Selbst in ihrer derzeitigen Legalität sieht sich die Prostitution an den Rand gedrängt. Wer etwa aufgrund seiner Sexualität diskriminiert wird, kann eine solche Schlechterstellung rechtlich geltend machen. »Aber wenn man zu mir sagt: ›Ne Hure will ich hier nicht haben‹, dann ist das nicht der Fall«, so Nolte. Mehrere Verbände plädieren daher dafür, ein Verbot der Diskriminierung aufgrund von Sexwork ins Allgemeine Gleichbehandlungsgesetz aufzunehmen.

Dann würden vielleicht auch die Hurensohn-Rufe in den Stadien irgendwann aufhören. Könnte der Fußball, als beliebtester Sport, aber auch ohnedies zu einem Wandel in der Gesellschaft beitragen? Der Umgang mit Homosexualität macht grundsätzlich optimistisch: Vor einem Jahrzehnt waren homophobe Vokabeln in Stadien noch ähnlich selbstverständlich wie »Hurensohn«, sind es nach langer Aufklärungsarbeit heute aber nicht mehr. Als sich im Februar der tschechische Fußballprofi Jakub Jankto als schwul outete, wurde die Sache medial gar nicht mehr so viel diskutiert. Steht als nächstes ein entspannterer Umgang mit Sexwork bevor?

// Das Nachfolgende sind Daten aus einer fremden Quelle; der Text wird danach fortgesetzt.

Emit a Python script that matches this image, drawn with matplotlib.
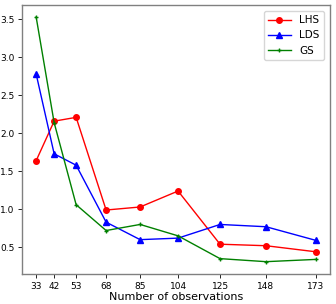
import matplotlib
matplotlib.use("Agg")
import matplotlib.pyplot as plt

obs = [33, 42, 53, 68, 85, 104, 125, 148, 173]
lhs = [1.64, 2.16, 2.21, 0.99, 1.03, 1.24, 0.54, 0.52, 0.44]
lds = [2.78, 1.73, 1.58, 0.83, 0.60, 0.62, 0.80, 0.77, 0.59]
gs = [3.53, 2.14, 1.06, 0.72, 0.80, 0.65, 0.35, 0.31, 0.34]
yticks = [0.5, 1.0, 1.5, 2.0, 2.5, 3.0, 3.5]

fig = plt.figure(figsize=(3.36, 3.04), dpi=100)
ax = fig.add_axes([0.066, 0.099, 0.916, 0.885])
ax.plot(obs, lhs, color="red", marker="o", markersize=4, linewidth=1.0, label="LHS")
ax.plot(obs, lds, color="blue", marker="^", markersize=4, linewidth=1.0, label="LDS")
ax.plot(obs, gs, color="green", marker="+", markersize=3.5, linewidth=1.0, label="GS")
ax.set_xticks(obs)
ax.set_xticklabels([str(o) for o in obs])
ax.set_yticks(yticks)
ax.tick_params(labelsize=6.5, length=3, width=0.6, pad=2.5)
ax.set_xlabel("Number of observations", fontsize=8, labelpad=1)
for s in ax.spines.values():
    s.set_color("#808080")
    s.set_linewidth(1.0)
ax.legend(loc="upper right", fontsize=7.5, handlelength=2.2, borderaxespad=0.6)
fig.savefig("out.png", dpi=100)
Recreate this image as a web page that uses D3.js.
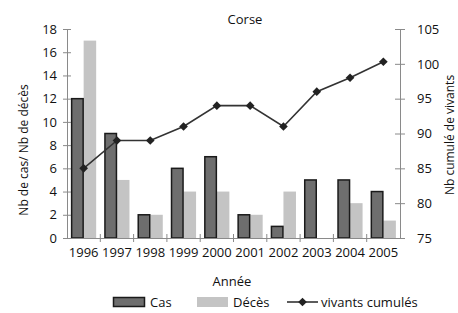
<!DOCTYPE html>
<html>
<head>
<meta charset="utf-8">
<script src="https://cdn.jsdelivr.net/npm/d3@7"></script>
<style>
  body { margin: 0; background: #fff; }
  svg text { font-family: "Open Sans", sans-serif; fill: #111; }
</style>
</head>
<body>
<svg id="chart" width="458" height="313"></svg>
<script>
// data
const years = ["1996", "1997", "1998", "1999", "2000", "2001", "2002", "2003", "2004", "2005"];
const cas = [12, 9, 2, 6, 7, 2, 1, 5, 5, 4];
const deces = [17, 5, 2, 4, 4, 2, 4, 0, 3, 1.5];
const vivants = [85, 89, 89, 91, 94, 94, 91, 96, 98, 100.3];
const leftTicks = [0, 2, 4, 6, 8, 10, 12, 14, 16, 18];
const rightTicks = [75, 80, 85, 90, 95, 100, 105];

const svg = d3.select("#chart");
const x0 = 67, x1 = 400, yTop = 29, yBot = 238;

const x = d3.scaleBand().domain(years).range([x0, x1]);
const xSub = d3.scaleBand().domain(["cas", "deces"]).range([0, x.bandwidth()]).paddingOuter(0.33);
const yL = d3.scaleLinear().domain([0, 18]).range([yBot, yTop]);
const yR = d3.scaleLinear().domain([75, 105]).range([yBot, yTop]);

const axisCol = "#8a8a8a";

// bars
const g = svg.append("g");
g.selectAll("rect.deces")
  .data(years)
  .enter()
  .append("rect")
  .attr("class", "deces")
  .attr("x", (d) => x(d) + xSub("deces"))
  .attr("y", (d, i) => yL(deces[i]))
  .attr("width", xSub.bandwidth())
  .attr("height", (d, i) => yBot - yL(deces[i]))
  .attr("fill", "#c4c4c4");

g.selectAll("rect.cas")
  .data(years)
  .enter()
  .append("rect")
  .attr("class", "cas")
  .attr("x", (d) => x(d) + xSub("cas") + 0.5)
  .attr("y", (d, i) => yL(cas[i]))
  .attr("width", xSub.bandwidth() - 1)
  .attr("height", (d, i) => yBot - yL(cas[i]))
  .attr("fill", "#6e6e6e")
  .style("stroke", "#1a1a1a")
  .style("stroke-width", 1.5);

// axes
const styleAxis = (sel) => {
  sel.select(".domain").attr("stroke", axisCol);
  sel.selectAll(".tick line").attr("stroke", axisCol);
  sel.selectAll(".tick text").style("font-size", "13px").attr("fill", "#111");
};

const xAxis = svg.append("g")
  .attr("transform", `translate(0,${yBot})`)
  .call(d3.axisBottom(x).tickSize(0).tickPadding(10));
styleAxis(xAxis);
// ticks between categories
svg.append("g").selectAll("line")
  .data(years.slice(1))
  .enter()
  .append("line")
  .attr("x1", (d) => x(d)).attr("x2", (d) => x(d))
  .attr("y1", yBot - 4).attr("y2", yBot + 4)
  .attr("stroke", axisCol);

const yAxisL = svg.append("g")
  .attr("transform", `translate(${x0},0)`)
  .call(d3.axisLeft(yL).tickValues(leftTicks).tickSizeInner(4).tickSizeOuter(0).tickPadding(6));
styleAxis(yAxisL);
yAxisL.selectAll(".tick line").attr("x2", 4).attr("x1", -4);

const yAxisR = svg.append("g")
  .attr("transform", `translate(${x1},0)`)
  .call(d3.axisRight(yR).tickValues(rightTicks).tickSizeInner(5).tickSizeOuter(0).tickPadding(12));
styleAxis(yAxisR);
yAxisR.selectAll(".tick line").attr("x1", -5).attr("x2", 5);

// line
const line = d3.line()
  .x((d, i) => x(years[i]) + x.bandwidth() / 2)
  .y((d) => yR(d));
svg.append("path")
  .datum(vivants)
  .attr("d", line)
  .attr("fill", "none")
  .attr("stroke", "#333")
  .attr("stroke-width", 1.6);
svg.selectAll("path.pt")
  .data(vivants)
  .enter()
  .append("path")
  .attr("class", "pt")
  .attr("d", d3.symbol(d3.symbolDiamond2, 48))
  .attr("transform", (d, i) => `translate(${x(years[i]) + x.bandwidth() / 2},${yR(d)})`)
  .attr("fill", "#222");

// titles
svg.append("text").attr("x", 245).attr("y", 24).attr("text-anchor", "middle")
  .style("font-size", "13px").text("Corse");
svg.append("text").attr("x", 232).attr("y", 286).attr("text-anchor", "middle")
  .style("font-size", "13px").text("Année");
svg.append("text")
  .attr("transform", "translate(28,150) rotate(-90)")
  .attr("text-anchor", "middle").style("font-size", "12px")
  .text("Nb de cas/ Nb de décès");
svg.append("text")
  .attr("transform", "translate(454,135) rotate(-90)")
  .attr("text-anchor", "middle").style("font-size", "12px")
  .text("Nb cumulé de vivants");

// legend
const ly = 302;
svg.append("rect").attr("x", 113.5).attr("y", ly - 4.5).attr("width", 31).attr("height", 9)
  .attr("fill", "#6e6e6e").style("stroke", "#1a1a1a").style("stroke-width", 1.5);
svg.append("text").attr("x", 150).attr("y", ly + 5).style("font-size", "13px").text("Cas");
svg.append("rect").attr("x", 197).attr("y", ly - 5).attr("width", 31).attr("height", 10)
  .attr("fill", "#c4c4c4");
svg.append("text").attr("x", 233).attr("y", ly + 5).style("font-size", "13px").text("Décès");
svg.append("line").attr("x1", 287).attr("x2", 318).attr("y1", ly).attr("y2", ly)
  .attr("stroke", "#333").attr("stroke-width", 1.6);
svg.append("path").attr("d", d3.symbol(d3.symbolDiamond2, 48))
  .attr("transform", `translate(302.5,${ly})`).attr("fill", "#222");
svg.append("text").attr("x", 321).attr("y", ly + 5).style("font-size", "13px").text("vivants cumulés");
</script>
</body>
</html>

Helen Breit schätzt, wenn einerseits organisierte Fans auf das Thema aufmerksam machten und andererseits die Vereine Maßnahmen ergriffen: »Dann, glaube ich, könnten wir in zehn Jahren noch mal sprechen und sagen: Das ist sehr viel besser geworden.« Wobei André Nolte schätzt, dass dies nicht annähernd genügen würde. Außerdem wäre eine Enttabuisierung nötig. »Sexarbeit wird konsumiert. Und ich würde mir eine Welt wünschen, wo man das auch offener sagen kann.« Es sei einfach eine Dienstleistung. »Und die Menschen erbringen diese Leistung im Regelfall gerne.«

Möglich, dass viele Fans einfach irgendein Schimpfwort brauchen, um die Gegner herabzuwürdigen. Aber vielleicht ist eines Tages die Zeit reif, dass sich ein Fußballprofi mit Stolz als Spross eines Sexarbeiters oder einer Sexarbeiterin outet. Und dass »Hurensohn« irgendwann gar kein Schimpfwort mehr ist. Wobei in den Fankurven von heute wenig darauf hindeutet.